Copy everything in the data below exactly except the pictures.

━━━━

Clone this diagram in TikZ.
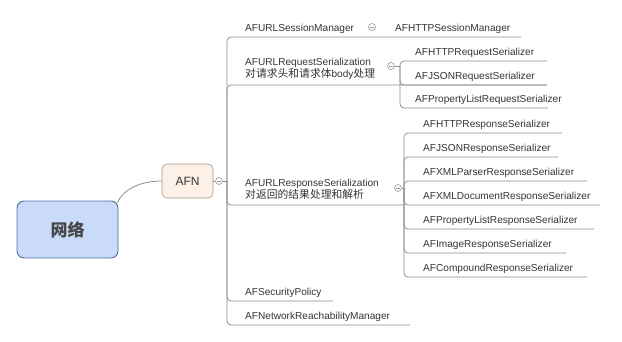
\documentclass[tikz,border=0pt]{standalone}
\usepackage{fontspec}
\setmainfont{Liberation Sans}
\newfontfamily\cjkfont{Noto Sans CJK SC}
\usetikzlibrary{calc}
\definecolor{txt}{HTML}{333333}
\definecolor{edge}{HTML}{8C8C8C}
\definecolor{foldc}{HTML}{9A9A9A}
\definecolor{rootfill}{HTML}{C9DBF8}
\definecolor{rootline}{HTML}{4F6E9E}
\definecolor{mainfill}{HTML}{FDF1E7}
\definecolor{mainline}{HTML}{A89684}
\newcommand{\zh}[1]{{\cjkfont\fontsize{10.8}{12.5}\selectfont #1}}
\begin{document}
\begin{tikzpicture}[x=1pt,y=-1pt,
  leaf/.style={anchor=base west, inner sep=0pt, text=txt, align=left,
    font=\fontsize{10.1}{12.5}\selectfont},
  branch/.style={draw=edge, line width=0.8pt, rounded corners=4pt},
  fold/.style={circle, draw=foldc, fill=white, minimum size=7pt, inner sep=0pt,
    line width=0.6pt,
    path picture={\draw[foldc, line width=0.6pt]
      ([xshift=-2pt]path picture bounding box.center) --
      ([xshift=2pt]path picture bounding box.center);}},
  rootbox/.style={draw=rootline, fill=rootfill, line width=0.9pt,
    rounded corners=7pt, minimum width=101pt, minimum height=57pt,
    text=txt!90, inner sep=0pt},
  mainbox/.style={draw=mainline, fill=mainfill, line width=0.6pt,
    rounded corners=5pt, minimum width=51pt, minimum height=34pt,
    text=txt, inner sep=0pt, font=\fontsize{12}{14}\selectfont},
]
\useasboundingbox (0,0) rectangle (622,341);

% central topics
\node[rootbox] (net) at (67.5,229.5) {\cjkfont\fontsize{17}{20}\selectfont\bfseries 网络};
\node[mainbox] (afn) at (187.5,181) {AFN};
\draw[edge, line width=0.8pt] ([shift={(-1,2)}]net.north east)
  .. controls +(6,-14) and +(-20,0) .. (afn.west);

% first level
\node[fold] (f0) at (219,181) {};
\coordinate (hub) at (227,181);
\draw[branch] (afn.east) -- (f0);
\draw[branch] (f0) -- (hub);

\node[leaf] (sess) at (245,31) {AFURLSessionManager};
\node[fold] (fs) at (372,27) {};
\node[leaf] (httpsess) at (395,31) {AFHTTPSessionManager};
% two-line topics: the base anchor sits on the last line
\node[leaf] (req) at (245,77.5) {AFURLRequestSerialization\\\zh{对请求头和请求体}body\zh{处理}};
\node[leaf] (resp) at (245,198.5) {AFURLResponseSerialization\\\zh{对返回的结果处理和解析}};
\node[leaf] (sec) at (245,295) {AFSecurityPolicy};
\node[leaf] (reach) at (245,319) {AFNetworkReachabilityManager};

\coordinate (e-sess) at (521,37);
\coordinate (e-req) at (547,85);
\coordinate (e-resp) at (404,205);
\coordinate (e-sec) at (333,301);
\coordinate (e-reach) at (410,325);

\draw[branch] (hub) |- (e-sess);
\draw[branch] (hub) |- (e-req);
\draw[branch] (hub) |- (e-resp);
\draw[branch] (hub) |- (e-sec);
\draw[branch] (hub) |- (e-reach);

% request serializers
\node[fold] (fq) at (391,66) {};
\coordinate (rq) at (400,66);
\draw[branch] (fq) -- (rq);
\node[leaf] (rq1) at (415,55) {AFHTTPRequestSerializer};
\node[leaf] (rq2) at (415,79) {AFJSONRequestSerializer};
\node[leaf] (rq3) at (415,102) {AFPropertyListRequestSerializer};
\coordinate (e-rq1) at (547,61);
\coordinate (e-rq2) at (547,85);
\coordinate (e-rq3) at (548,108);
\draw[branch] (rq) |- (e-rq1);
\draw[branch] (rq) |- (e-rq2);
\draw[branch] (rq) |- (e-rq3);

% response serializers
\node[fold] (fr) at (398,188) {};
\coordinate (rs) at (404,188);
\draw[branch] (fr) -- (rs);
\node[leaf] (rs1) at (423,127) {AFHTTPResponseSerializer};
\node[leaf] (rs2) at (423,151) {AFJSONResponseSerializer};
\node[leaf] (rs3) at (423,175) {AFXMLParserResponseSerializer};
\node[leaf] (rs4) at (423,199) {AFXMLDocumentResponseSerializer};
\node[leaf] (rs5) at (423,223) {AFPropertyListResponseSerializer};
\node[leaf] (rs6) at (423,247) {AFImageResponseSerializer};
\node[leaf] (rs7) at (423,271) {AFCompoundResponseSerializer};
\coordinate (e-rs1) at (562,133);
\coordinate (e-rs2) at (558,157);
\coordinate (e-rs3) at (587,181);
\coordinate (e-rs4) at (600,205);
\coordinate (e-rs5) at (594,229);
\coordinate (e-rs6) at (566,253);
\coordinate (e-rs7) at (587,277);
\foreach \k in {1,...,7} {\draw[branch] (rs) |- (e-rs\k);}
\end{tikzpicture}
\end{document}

━━━━

**COMPLETED EXERCISE**
Clone this diagram in TikZ.
\documentclass[tikz,border=0pt]{standalone}
\usepackage{fontspec}
\setmainfont{Liberation Sans}
\newfontfamily\cjkfont{Noto Sans CJK SC}
\usetikzlibrary{calc}
\definecolor{txt}{HTML}{333333}
\definecolor{edge}{HTML}{8C8C8C}
\definecolor{foldc}{HTML}{9A9A9A}
\definecolor{rootfill}{HTML}{C9DBF8}
\definecolor{rootline}{HTML}{4F6E9E}
\definecolor{mainfill}{HTML}{FDF1E7}
\definecolor{mainline}{HTML}{A89684}
\newcommand{\zh}[1]{{\cjkfont\fontsize{10.8}{12.5}\selectfont #1}}
\begin{document}
\begin{tikzpicture}[x=1pt,y=-1pt,
  leaf/.style={anchor=base west, inner sep=0pt, text=txt, align=left,
    font=\fontsize{10.1}{12.5}\selectfont},
  branch/.style={draw=edge, line width=0.8pt, rounded corners=4pt},
  fold/.style={circle, draw=foldc, fill=white, minimum size=7pt, inner sep=0pt,
    line width=0.6pt,
    path picture={\draw[foldc, line width=0.6pt]
      ([xshift=-2pt]path picture bounding box.center) --
      ([xshift=2pt]path picture bounding box.center);}},
  rootbox/.style={draw=rootline, fill=rootfill, line width=0.9pt,
    rounded corners=7pt, minimum width=101pt, minimum height=57pt,
    text=txt!90, inner sep=0pt},
  mainbox/.style={draw=mainline, fill=mainfill, line width=0.6pt,
    rounded corners=5pt, minimum width=51pt, minimum height=34pt,
    text=txt, inner sep=0pt, font=\fontsize{12}{14}\selectfont},
]
\useasboundingbox (0,0) rectangle (622,341);

% central topics
\node[rootbox] (net) at (67.5,229.5) {\cjkfont\fontsize{17}{20}\selectfont\bfseries 网络};
\node[mainbox] (afn) at (187.5,181) {AFN};
\draw[edge, line width=0.8pt] ([shift={(-1,2)}]net.north east)
  .. controls +(6,-14) and +(-20,0) .. (afn.west);

% first level
\node[fold] (f0) at (219,181) {};
\coordinate (hub) at (227,181);
\draw[branch] (afn.east) -- (f0);
\draw[branch] (f0) -- (hub);

\node[leaf] (sess) at (245,31) {AFURLSessionManager};
\node[fold] (fs) at (372,27) {};
\node[leaf] (httpsess) at (395,31) {AFHTTPSessionManager};
% two-line topics: the base anchor sits on the last line
\node[leaf] (req) at (245,77.5) {AFURLRequestSerialization\\\zh{对请求头和请求体}body\zh{处理}};
\node[leaf] (resp) at (245,198.5) {AFURLResponseSerialization\\\zh{对返回的结果处理和解析}};
\node[leaf] (sec) at (245,295) {AFSecurityPolicy};
\node[leaf] (reach) at (245,319) {AFNetworkReachabilityManager};

\coordinate (e-sess) at (521,37);
\coordinate (e-req) at (547,85);
\coordinate (e-resp) at (404,205);
\coordinate (e-sec) at (333,301);
\coordinate (e-reach) at (410,325);

\draw[branch] (hub) |- (e-sess);
\draw[branch] (hub) |- (e-req);
\draw[branch] (hub) |- (e-resp);
\draw[branch] (hub) |- (e-sec);
\draw[branch] (hub) |- (e-reach);

% request serializers
\node[fold] (fq) at (391,66) {};
\coordinate (rq) at (400,66);
\draw[branch] (fq) -- (rq);
\node[leaf] (rq1) at (415,55) {AFHTTPRequestSerializer};
\node[leaf] (rq2) at (415,79) {AFJSONRequestSerializer};
\node[leaf] (rq3) at (415,102) {AFPropertyListRequestSerializer};
\coordinate (e-rq1) at (547,61);
\coordinate (e-rq2) at (547,85);
\coordinate (e-rq3) at (548,108);
\draw[branch] (rq) |- (e-rq1);
\draw[branch] (rq) |- (e-rq2);
\draw[branch] (rq) |- (e-rq3);

% response serializers
\node[fold] (fr) at (398,188) {};
\coordinate (rs) at (404,188);
\draw[branch] (fr) -- (rs);
\node[leaf] (rs1) at (423,127) {AFHTTPResponseSerializer};
\node[leaf] (rs2) at (423,151) {AFJSONResponseSerializer};
\node[leaf] (rs3) at (423,175) {AFXMLParserResponseSerializer};
\node[leaf] (rs4) at (423,199) {AFXMLDocumentResponseSerializer};
\node[leaf] (rs5) at (423,223) {AFPropertyListResponseSerializer};
\node[leaf] (rs6) at (423,247) {AFImageResponseSerializer};
\node[leaf] (rs7) at (423,271) {AFCompoundResponseSerializer};
\coordinate (e-rs1) at (562,133);
\coordinate (e-rs2) at (558,157);
\coordinate (e-rs3) at (587,181);
\coordinate (e-rs4) at (600,205);
\coordinate (e-rs5) at (594,229);
\coordinate (e-rs6) at (566,253);
\coordinate (e-rs7) at (587,277);
\foreach \k in {1,...,7} {\draw[branch] (rs) |- (e-rs\k);}
\end{tikzpicture}
\end{document}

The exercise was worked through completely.